------ Material for this exercise

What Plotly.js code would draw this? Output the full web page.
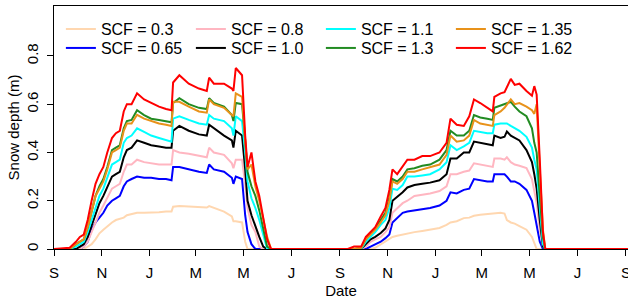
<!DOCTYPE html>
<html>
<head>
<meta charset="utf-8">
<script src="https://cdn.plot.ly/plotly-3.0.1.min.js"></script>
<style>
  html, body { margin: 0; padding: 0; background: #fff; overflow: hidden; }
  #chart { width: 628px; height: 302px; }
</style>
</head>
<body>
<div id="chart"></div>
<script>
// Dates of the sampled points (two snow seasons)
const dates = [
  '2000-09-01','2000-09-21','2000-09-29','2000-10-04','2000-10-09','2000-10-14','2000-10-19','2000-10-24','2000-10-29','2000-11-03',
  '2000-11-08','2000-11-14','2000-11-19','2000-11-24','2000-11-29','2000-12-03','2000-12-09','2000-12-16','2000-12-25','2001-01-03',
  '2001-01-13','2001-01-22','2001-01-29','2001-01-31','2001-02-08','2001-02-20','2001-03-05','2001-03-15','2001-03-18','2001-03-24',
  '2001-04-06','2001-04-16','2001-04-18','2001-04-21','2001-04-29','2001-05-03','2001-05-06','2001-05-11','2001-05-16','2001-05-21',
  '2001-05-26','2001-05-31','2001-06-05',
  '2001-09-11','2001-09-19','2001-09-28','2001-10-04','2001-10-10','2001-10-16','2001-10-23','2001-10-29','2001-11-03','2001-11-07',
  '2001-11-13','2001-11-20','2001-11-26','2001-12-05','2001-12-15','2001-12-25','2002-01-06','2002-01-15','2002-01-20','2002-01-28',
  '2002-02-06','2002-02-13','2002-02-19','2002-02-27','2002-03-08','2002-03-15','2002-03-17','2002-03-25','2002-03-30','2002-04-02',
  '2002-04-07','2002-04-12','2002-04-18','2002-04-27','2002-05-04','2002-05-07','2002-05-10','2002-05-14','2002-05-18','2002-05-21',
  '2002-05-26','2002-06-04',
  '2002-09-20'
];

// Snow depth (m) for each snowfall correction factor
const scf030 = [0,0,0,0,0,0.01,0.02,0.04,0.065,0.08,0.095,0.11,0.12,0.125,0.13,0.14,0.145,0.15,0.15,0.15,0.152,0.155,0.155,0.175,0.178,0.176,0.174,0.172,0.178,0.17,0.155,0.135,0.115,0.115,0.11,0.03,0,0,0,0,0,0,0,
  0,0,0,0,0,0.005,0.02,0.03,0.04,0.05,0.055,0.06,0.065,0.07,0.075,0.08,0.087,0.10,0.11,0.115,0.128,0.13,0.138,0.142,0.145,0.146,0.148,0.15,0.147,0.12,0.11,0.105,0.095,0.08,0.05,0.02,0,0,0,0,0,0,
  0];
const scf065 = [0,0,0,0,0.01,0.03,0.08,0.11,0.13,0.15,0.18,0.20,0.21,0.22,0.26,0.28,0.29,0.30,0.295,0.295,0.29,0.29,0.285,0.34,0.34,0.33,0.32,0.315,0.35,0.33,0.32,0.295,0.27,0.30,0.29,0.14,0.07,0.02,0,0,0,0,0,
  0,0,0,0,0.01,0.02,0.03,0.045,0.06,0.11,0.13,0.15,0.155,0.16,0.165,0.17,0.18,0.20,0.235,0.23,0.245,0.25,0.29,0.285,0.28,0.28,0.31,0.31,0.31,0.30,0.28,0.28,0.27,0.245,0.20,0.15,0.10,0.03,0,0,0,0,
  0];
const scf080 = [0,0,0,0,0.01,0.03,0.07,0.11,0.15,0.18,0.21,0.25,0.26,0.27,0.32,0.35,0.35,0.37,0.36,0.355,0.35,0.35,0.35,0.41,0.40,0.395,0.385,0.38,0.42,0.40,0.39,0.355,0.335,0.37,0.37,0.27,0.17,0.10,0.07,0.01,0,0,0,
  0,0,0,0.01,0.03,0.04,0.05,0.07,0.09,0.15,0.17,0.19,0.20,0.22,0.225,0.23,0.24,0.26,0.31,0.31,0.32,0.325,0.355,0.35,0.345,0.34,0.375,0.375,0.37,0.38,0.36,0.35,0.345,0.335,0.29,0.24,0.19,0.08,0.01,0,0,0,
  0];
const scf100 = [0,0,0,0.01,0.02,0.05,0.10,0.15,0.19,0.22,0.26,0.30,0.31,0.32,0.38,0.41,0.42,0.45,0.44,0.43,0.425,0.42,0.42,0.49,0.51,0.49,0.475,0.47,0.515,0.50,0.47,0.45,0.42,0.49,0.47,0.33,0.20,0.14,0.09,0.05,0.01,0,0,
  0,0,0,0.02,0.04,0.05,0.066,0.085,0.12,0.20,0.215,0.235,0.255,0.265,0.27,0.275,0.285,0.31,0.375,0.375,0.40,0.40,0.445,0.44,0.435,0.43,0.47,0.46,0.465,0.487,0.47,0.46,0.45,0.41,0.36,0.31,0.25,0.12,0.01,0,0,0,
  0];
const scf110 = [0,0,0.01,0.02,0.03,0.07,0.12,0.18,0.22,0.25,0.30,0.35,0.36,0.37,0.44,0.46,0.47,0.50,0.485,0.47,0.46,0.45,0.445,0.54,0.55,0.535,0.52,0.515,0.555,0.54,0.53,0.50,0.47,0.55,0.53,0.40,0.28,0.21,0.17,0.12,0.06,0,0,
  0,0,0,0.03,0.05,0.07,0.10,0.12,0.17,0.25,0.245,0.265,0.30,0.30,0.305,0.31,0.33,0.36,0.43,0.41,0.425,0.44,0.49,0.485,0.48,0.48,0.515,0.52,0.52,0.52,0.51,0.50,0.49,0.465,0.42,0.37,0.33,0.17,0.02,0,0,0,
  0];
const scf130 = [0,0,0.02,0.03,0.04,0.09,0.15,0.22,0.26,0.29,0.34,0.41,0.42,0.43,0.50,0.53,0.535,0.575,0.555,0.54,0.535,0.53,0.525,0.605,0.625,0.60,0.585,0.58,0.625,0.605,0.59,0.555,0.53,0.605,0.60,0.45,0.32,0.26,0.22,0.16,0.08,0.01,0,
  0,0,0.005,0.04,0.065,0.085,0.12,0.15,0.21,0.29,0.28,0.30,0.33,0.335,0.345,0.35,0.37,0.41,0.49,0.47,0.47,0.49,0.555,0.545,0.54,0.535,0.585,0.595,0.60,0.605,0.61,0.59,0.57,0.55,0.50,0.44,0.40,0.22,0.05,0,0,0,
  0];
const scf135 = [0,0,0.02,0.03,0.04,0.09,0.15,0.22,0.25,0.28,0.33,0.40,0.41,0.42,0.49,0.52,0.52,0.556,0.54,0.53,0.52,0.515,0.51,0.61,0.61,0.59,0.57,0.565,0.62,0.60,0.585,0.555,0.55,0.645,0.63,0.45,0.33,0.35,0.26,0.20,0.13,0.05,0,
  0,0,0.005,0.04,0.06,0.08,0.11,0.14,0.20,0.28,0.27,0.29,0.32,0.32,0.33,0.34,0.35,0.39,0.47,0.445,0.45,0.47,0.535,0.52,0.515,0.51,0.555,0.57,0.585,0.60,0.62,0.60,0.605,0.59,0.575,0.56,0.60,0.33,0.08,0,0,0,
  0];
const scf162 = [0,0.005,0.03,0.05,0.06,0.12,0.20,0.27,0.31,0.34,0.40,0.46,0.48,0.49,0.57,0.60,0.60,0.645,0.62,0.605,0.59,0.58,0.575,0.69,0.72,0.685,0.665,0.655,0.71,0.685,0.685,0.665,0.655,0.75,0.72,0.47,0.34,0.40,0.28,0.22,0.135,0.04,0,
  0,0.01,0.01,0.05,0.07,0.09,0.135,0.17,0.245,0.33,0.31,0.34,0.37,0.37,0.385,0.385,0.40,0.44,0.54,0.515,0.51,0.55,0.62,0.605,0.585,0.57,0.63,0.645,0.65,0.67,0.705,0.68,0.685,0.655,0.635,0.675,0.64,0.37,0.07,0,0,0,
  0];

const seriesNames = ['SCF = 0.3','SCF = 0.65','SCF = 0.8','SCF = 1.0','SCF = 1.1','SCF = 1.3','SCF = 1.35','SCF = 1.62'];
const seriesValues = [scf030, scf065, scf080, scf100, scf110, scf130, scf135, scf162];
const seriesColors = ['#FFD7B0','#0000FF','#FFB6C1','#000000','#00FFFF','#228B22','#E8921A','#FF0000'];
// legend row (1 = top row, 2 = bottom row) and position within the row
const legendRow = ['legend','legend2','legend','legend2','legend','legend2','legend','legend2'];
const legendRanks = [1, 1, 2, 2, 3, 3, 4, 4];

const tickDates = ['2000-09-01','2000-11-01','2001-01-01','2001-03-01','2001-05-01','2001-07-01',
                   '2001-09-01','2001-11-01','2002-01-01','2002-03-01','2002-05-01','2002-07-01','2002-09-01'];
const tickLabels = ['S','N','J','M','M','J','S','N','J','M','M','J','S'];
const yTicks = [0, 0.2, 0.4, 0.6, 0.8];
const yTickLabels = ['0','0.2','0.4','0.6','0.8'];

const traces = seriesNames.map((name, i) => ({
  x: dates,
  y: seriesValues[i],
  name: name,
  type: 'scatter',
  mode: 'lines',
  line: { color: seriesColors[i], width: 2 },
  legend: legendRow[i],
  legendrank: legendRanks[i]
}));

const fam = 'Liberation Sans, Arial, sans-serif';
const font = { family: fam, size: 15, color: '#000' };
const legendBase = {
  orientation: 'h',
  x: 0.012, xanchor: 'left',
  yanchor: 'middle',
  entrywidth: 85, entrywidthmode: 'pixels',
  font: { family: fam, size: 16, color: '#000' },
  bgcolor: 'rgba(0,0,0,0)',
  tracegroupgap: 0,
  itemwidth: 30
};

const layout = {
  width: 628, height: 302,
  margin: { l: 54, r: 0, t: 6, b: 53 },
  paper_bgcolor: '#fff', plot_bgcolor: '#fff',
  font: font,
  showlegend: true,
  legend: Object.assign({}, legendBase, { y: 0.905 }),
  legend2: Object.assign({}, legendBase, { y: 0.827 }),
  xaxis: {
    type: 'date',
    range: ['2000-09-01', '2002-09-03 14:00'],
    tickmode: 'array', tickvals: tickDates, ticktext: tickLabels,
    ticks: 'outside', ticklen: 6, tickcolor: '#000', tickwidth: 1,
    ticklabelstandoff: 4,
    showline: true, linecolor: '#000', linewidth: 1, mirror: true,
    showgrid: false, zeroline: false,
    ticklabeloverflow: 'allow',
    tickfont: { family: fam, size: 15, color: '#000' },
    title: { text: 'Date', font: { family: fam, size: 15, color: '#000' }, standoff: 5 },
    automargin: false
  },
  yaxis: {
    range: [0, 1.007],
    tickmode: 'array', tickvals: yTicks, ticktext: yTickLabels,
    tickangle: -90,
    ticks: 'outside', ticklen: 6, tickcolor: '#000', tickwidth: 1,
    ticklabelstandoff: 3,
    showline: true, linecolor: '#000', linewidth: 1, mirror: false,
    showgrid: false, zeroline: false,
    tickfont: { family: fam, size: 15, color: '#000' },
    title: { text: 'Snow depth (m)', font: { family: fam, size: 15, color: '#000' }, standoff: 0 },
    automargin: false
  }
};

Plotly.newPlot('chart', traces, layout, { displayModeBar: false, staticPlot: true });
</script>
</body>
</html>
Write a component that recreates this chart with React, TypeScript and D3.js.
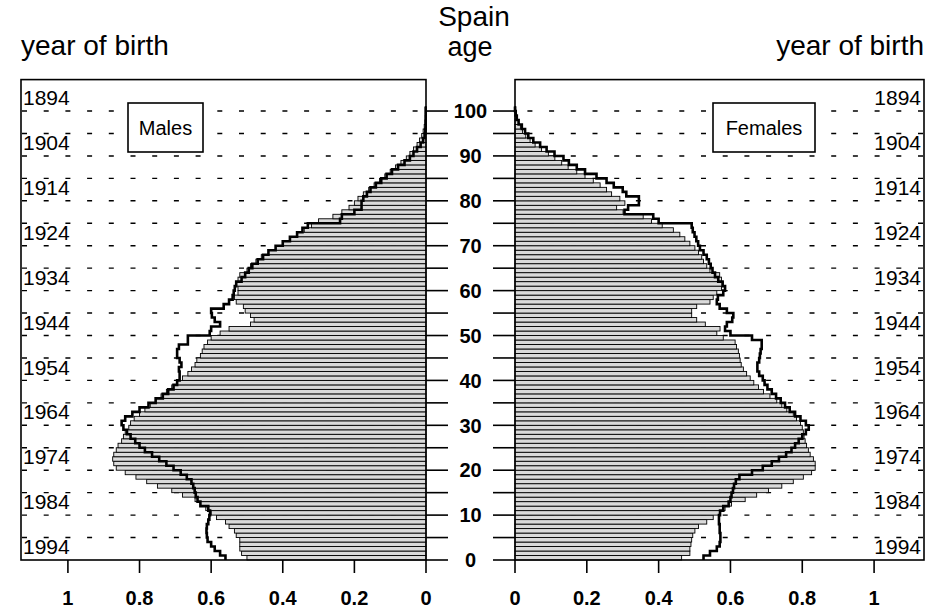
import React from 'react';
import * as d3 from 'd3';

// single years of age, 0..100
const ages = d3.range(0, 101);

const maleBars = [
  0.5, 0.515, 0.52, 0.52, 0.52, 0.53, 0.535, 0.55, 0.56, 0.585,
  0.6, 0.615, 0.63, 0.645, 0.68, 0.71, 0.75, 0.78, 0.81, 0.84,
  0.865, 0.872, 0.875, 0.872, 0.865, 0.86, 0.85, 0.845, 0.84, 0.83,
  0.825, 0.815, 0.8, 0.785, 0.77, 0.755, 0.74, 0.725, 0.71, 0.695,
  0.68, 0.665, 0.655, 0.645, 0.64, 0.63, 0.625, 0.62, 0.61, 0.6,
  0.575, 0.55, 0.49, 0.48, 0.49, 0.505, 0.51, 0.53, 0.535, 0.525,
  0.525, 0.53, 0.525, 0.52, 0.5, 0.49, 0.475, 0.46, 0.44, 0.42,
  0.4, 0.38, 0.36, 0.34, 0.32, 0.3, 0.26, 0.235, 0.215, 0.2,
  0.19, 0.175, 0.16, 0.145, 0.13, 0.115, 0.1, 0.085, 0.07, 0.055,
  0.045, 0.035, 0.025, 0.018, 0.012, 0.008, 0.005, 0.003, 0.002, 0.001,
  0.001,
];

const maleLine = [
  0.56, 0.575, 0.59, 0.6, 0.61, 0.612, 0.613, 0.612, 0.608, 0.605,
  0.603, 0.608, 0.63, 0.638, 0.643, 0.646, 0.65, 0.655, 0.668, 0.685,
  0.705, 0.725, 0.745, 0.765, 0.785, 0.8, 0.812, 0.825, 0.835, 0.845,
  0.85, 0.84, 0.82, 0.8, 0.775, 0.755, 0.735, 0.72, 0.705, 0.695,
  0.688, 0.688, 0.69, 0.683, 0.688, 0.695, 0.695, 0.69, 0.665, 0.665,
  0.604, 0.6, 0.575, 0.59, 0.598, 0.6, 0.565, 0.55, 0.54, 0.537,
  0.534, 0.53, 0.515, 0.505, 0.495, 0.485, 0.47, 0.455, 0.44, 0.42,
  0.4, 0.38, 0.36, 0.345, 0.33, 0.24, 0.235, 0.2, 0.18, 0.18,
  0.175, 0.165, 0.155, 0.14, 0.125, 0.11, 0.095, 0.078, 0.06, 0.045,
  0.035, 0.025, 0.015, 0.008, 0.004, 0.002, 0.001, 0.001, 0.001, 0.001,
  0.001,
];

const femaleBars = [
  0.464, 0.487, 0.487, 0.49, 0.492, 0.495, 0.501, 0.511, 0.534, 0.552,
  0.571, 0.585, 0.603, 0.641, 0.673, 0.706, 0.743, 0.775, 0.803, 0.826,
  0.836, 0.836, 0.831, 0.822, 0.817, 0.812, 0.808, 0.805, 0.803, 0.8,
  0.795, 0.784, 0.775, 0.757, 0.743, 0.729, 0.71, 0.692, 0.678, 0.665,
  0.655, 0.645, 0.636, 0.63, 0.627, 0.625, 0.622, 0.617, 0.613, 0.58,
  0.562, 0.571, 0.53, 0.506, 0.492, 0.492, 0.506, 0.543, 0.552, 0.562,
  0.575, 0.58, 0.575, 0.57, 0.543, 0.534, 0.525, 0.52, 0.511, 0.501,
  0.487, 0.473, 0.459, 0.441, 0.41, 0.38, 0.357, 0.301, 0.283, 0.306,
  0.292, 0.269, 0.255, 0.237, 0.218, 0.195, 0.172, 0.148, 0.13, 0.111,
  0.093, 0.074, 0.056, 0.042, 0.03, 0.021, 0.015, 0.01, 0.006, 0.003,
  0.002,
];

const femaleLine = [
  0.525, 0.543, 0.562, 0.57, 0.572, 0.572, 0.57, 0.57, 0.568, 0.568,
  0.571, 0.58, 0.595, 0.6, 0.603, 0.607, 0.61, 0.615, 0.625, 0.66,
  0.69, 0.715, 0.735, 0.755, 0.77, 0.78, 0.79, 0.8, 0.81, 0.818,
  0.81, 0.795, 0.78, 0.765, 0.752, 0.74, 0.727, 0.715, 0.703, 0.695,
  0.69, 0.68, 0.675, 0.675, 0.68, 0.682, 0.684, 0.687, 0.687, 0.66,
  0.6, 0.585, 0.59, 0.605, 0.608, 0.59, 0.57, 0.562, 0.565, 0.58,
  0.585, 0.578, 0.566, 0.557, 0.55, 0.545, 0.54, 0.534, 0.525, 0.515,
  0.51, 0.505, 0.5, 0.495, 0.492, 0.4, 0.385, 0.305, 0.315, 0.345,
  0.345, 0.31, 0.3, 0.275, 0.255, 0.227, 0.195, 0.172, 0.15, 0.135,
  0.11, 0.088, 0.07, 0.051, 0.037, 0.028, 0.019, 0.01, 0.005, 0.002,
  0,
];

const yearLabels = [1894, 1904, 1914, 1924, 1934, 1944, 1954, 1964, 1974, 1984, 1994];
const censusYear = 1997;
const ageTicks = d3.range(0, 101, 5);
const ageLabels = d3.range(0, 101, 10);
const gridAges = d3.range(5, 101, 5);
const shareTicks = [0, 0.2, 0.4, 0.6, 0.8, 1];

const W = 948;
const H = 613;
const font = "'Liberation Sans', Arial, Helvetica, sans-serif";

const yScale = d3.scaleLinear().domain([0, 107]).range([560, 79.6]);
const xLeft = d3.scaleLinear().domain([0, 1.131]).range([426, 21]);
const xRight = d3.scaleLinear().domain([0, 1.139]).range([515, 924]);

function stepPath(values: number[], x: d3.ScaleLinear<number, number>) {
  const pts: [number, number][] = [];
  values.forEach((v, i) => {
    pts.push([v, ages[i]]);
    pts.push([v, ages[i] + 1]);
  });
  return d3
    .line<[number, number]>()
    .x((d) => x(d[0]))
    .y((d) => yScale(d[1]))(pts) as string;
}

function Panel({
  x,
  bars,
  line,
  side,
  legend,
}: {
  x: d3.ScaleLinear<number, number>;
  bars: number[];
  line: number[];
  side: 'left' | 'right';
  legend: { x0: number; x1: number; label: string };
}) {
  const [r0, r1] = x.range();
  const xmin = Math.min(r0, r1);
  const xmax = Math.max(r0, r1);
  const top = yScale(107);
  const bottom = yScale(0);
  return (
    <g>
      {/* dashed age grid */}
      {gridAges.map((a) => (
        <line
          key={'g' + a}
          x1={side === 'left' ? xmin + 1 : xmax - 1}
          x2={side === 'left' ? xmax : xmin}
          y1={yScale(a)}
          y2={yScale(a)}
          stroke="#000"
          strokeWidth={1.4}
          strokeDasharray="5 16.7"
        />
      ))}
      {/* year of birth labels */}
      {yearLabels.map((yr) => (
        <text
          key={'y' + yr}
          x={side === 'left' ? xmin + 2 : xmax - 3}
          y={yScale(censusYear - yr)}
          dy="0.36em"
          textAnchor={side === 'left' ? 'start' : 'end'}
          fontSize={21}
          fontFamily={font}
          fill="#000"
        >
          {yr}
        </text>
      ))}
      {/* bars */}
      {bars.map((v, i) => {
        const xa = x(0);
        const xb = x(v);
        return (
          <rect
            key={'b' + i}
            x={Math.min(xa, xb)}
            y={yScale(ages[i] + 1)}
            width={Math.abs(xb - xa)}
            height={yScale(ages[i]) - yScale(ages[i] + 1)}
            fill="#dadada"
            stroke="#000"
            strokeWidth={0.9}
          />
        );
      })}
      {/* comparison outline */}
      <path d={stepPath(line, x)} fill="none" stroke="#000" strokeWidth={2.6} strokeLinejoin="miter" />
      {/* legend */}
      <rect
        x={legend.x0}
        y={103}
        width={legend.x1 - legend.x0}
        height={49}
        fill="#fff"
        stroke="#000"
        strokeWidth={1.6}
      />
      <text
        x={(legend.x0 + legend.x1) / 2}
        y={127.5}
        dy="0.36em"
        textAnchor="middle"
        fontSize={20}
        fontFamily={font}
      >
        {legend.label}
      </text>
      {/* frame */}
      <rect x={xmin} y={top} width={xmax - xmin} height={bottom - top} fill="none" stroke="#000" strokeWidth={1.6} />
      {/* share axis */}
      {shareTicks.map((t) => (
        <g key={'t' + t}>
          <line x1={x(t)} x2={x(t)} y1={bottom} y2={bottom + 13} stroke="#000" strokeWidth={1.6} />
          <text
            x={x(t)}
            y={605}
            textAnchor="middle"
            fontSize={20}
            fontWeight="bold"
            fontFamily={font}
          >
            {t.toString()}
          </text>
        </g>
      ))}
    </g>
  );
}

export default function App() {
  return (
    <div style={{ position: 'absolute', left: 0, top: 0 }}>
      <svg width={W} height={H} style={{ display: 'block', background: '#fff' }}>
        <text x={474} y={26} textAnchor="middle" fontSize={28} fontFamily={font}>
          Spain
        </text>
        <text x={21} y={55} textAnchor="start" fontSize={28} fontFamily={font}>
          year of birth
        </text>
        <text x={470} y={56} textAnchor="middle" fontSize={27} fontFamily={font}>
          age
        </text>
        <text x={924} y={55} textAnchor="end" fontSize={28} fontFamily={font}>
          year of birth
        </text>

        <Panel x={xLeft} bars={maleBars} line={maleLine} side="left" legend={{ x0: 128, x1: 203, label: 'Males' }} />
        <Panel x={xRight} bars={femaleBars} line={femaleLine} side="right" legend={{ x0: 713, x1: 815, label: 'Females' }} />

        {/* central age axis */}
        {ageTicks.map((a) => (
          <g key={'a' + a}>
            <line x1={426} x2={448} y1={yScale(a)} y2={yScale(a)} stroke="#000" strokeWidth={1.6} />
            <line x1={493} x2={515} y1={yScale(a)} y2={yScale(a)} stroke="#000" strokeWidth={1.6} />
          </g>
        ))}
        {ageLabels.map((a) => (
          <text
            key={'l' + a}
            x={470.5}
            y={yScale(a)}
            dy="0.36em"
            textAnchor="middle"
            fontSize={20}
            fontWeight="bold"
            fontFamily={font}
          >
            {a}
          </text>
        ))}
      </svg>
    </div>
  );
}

------------

Output exactly the lines from the one containing "Write a component" through the one containing "const ages = d3.range(0, 101);", both included, and nothing else; leave out any pictures.

Solution to the exercise:
Write a component that recreates this chart with React, TypeScript and D3.js.
import React from 'react';
import * as d3 from 'd3';

// single years of age, 0..100
const ages = d3.range(0, 101);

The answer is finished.